Biden to sign historic same-sex marriage bill at White House
(WASHINGTON) — President Joe Biden on Tuesday afternoon will sign legislation protecting same-sex and interracial marriage.
Biden is hosting a celebration starting at 3:30 p.m. ET on the White House South Lawn with lawmakers and Cabinet members as the Respect for Marriage Act becomes law.
Press secretary Karine Jean-Pierre told reporters on Monday that Biden “will be joined by a bipartisan group of lawmakers as well as advocates and plaintiffs in marriage equality cases across the country.”
“There will be musical guests and performances,” Jean-Pierre said, adding that the president “will also note that there is much more work to be done” and he will repeat his call to pass federal legislation known as the Equality Act to expand civil rights protections for LGBTQ people.
The historic marriage bill passed with bipartisan support in both chambers of Congress after months of negotiation, particularly over provisions related to religion.
The House voted last week 258-169 to send the bill to Biden’s desk after the Senate passed it 61-36. A minority of Republicans joined Democrats in both votes.
Wisconsin Democrat Tammy Baldwin, the first openly gay senator, helped guide the legislation through Congress. Baldwin has said the bill “will protect the hard-fought progress we’ve made on marriage equality.”
It became a priority for Democrats after the Supreme Court’s June decision in Dobbs v. Jackson Women’s Health Organization, in which five conservative justices ruled to overturn Roe v. Wade and the national guarantee to abortion access.

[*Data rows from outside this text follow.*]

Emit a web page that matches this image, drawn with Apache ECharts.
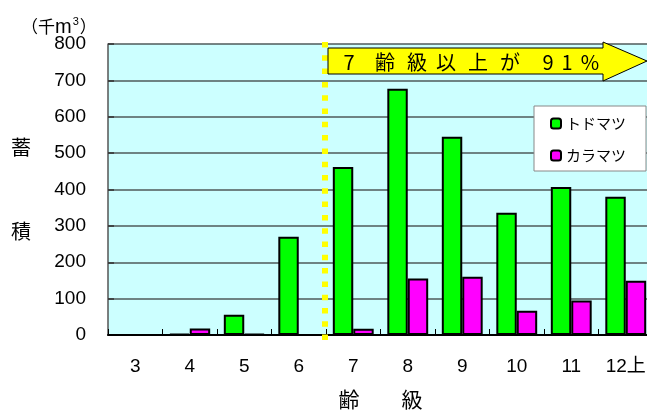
<!DOCTYPE html>
<html>
<head>
<meta charset="utf-8">
<script src="https://cdn.jsdelivr.net/npm/echarts@6/dist/echarts.min.js"></script>
<style>
html,body{margin:0;padding:0;background:#fff;}
#c{width:647px;height:410px;}
</style>
</head>
<body>
<div id="c"></div>
<script>
const categories = ['3', '4', '5', '6', '7', '8', '9', '10', '11', '12上'];
const todomatsu = [0, 3, 56, 270, 462, 677, 545, 336, 407, 380];
const karamatsu = [0, 18, 3, 0, 17, 155, 160, 67, 95, 149];
const seriesNames = ['トドマツ', 'カラマツ'];
const yMin = 0, yMax = 800, yInterval = 100;
const boundaryIndex = 4; // boundary between 6 and 7 age classes
const arrowChars = ['7', '齢', '級', '以', '上', 'が', '9', '1', '%'];
const arrowCharX = [349, 385, 417, 446, 478, 510, 548, 567, 590];

const FONT = "'Liberation Sans','Noto Sans CJK JP',sans-serif";
const CJK = "'Noto Sans CJK JP',sans-serif";

const chart = echarts.init(document.getElementById('c'), null, {renderer: 'canvas'});

const arrowGraphics = [{
  type: 'polygon',
  shape: {points: [[328, 48], [603, 48], [603, 42], [647, 61], [603, 81], [603, 74], [328, 74]]},
  style: {fill: '#FFFF00', stroke: '#000', lineWidth: 1},
  z: 100
}];
arrowChars.forEach((ch, i) => {
  arrowGraphics.push({
    type: 'text',
    x: arrowCharX[i], y: 62,
    style: {text: ch, font: "20px " + CJK, fill: '#000', align: 'center', verticalAlign: 'middle'},
    z: 101
  });
});

chart.setOption({
  animation: false,
  backgroundColor: '#fff',
  textStyle: {fontFamily: FONT},
  title: {
    left: 16, top: 11,
    text: '{a|（千}{m|m}{s|3}{a|）}',
    textStyle: {
      fontWeight: 'normal',
      rich: {
        a: {fontSize: 17, fontFamily: CJK, color: '#000', fontWeight: 'normal'},
        m: {fontSize: 20, fontFamily: FONT, color: '#000', fontWeight: 'normal'},
        s: {fontSize: 11, fontFamily: FONT, color: '#000', fontWeight: 'normal', padding: [0, 1, 11, 1]}
      }
    }
  },
  grid: {left: 108, top: 44, right: -6, bottom: 75, show: true, backgroundColor: '#CCFFFF', borderWidth: 0,
         containLabel: false, outerBoundsMode: 'none'},
  legend: {
    data: seriesNames,
    orient: 'vertical',
    left: 534, top: 106,
    backgroundColor: '#fff',
    borderColor: '#888',
    borderWidth: 1,
    padding: [10, 20, 8, 16],
    itemWidth: 10, itemHeight: 10,
    itemGap: 17,
    textStyle: {fontSize: 15, fontFamily: CJK, color: '#000'}
  },
  xAxis: [{
    type: 'category',
    data: categories,
    position: 'bottom',
    z: 10,
    name: '齢　　級',
    nameLocation: 'middle',
    nameGap: 54,
    nameTextStyle: {fontSize: 21, fontFamily: CJK, color: '#000'},
    axisLine: {show: true, onZero: false, lineStyle: {color: '#000', width: 2}},
    axisTick: {show: true, inside: true, length: 6, interval: 0, lineStyle: {color: '#000', width: 1}},
    axisLabel: {fontSize: 19, color: '#000', margin: 22, interval: 0, fontFamily: FONT},
    splitLine: {show: false}
  }, {
    type: 'value',
    position: 'top',
    min: 0, max: categories.length,
    show: false
  }],
  yAxis: {
    type: 'value',
    min: yMin, max: yMax, interval: yInterval,
    name: '蓄\n\n\n積',
    nameLocation: 'middle',
    nameRotate: 0,
    nameGap: 77,
    nameTextStyle: {fontSize: 20, fontFamily: CJK, color: '#000', lineHeight: 28, align: 'right'},
    axisLine: {show: true, lineStyle: {color: '#555', width: 1.5}},
    axisTick: {show: true, inside: true, length: 6, lineStyle: {color: '#333', width: 1.5}},
    axisLabel: {fontSize: 19, color: '#000', margin: 22, fontFamily: FONT},
    splitLine: {show: true, lineStyle: {color: '#4f5a5a', width: 1.6}}
  },
  series: [{
    name: seriesNames[0],
    type: 'bar',
    data: todomatsu,
    barGap: '0%',
    barCategoryGap: '25%',
    itemStyle: {color: '#00FF00', borderColor: '#000', borderWidth: 2},
    z: 3
  }, {
    name: seriesNames[1],
    type: 'bar',
    data: karamatsu,
    barGap: '0%',
    barCategoryGap: '25%',
    itemStyle: {color: '#FF00FF', borderColor: '#000', borderWidth: 2},
    z: 3
  }],
  graphic: arrowGraphics
});

// dotted boundary line between age classes 6 and 7, placed through the axes' scales
const bx = chart.convertToPixel({xAxisIndex: 1}, boundaryIndex);
const yTop = chart.convertToPixel({yAxisIndex: 0}, yMax);
const yBottom = chart.convertToPixel({yAxisIndex: 0}, yMin);
chart.setOption({
  graphic: arrowGraphics.concat([{
    type: 'line',
    shape: {x1: bx - 1, y1: yTop - 2, x2: bx - 1, y2: yBottom + 5},
    style: {stroke: '#FFFF00', lineWidth: 6, lineDash: [5.5, 7.8]},
    z: 90
  }])
});
</script>
</body>
</html>
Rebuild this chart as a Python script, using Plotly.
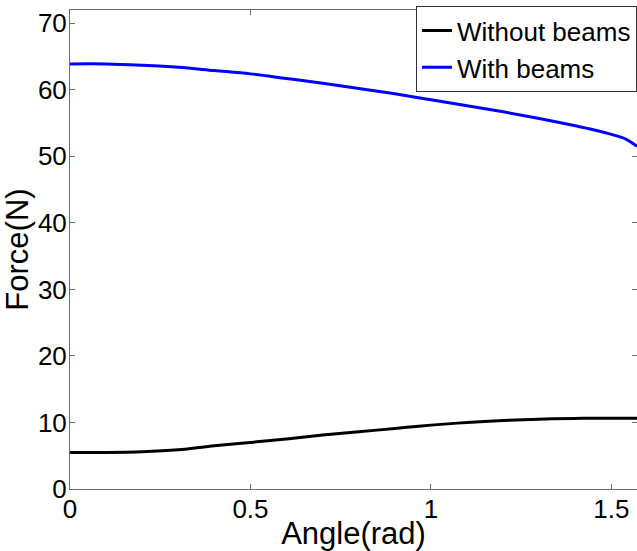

Justice Clarence Thomas, in a concurring opinion, said he believed the court should reconsider other precedents based on similar legal doctrine, including 2015’s Obergefell v. Hodges — which found that the 14th Amendment requires all states to license same-sex marriages.
The Respect for Marriage Act doesn’t include Obergefell’s national requirement but will mandate that individual states recognize same-sex and interracial marriages that were lawfully performed in another state.
Some Republicans who voted for it in Congress noted additional language around protecting religious groups who still object to same-sex marriage.
Critics like Utah Sen. Mike Lee said it didn’t go far enough, however.
Biden celebrated the Respect for Marriage Act’s passage last week, saying then that it will “give peace of mind to millions of LGBTQI+ and interracial couples who are now guaranteed the rights and protections to which they and their children are entitled.”
“After the uncertainty caused by the Supreme Court’s Dobbs decision, Congress has restored a measure of security to millions of marriages and families,” he said in a statement. “They have also provided hope and dignity to millions of young people across this country who can grow up knowing that their government will recognize and respect the families they build.”
Biden has long been outspoken on the issue. In 2012, he famously preempted then-President Barack Obama in publicly supporting same-sex marriage.
“I am absolutely comfortable with the fact that men marrying men, women marrying women and heterosexual men and women marrying one another are entitled to the same exact rights, all the civil rights, all the civil liberties,” Biden said during an interview at the time on NBC’s Meet the Press.
“Who do you love? Who do you love and will you be loyal to the person you love?” Biden said then. “And that’s what people are finding out, what all marriages at their root are about.”
Speaker Nancy Pelosi, D-Calif., was emotional as the bill was passed in the House on Thursday. Pelosi, stepping down from her leadership role in the new Congress, said she was happy that this bill was one of the last she was signing as the top House Democrat.
“At last, we have history in the making,” she said at the bill enrollment ceremony last week. “But not only are we on the right side of history, we’re on the right side of the future, expanding freedom in America.”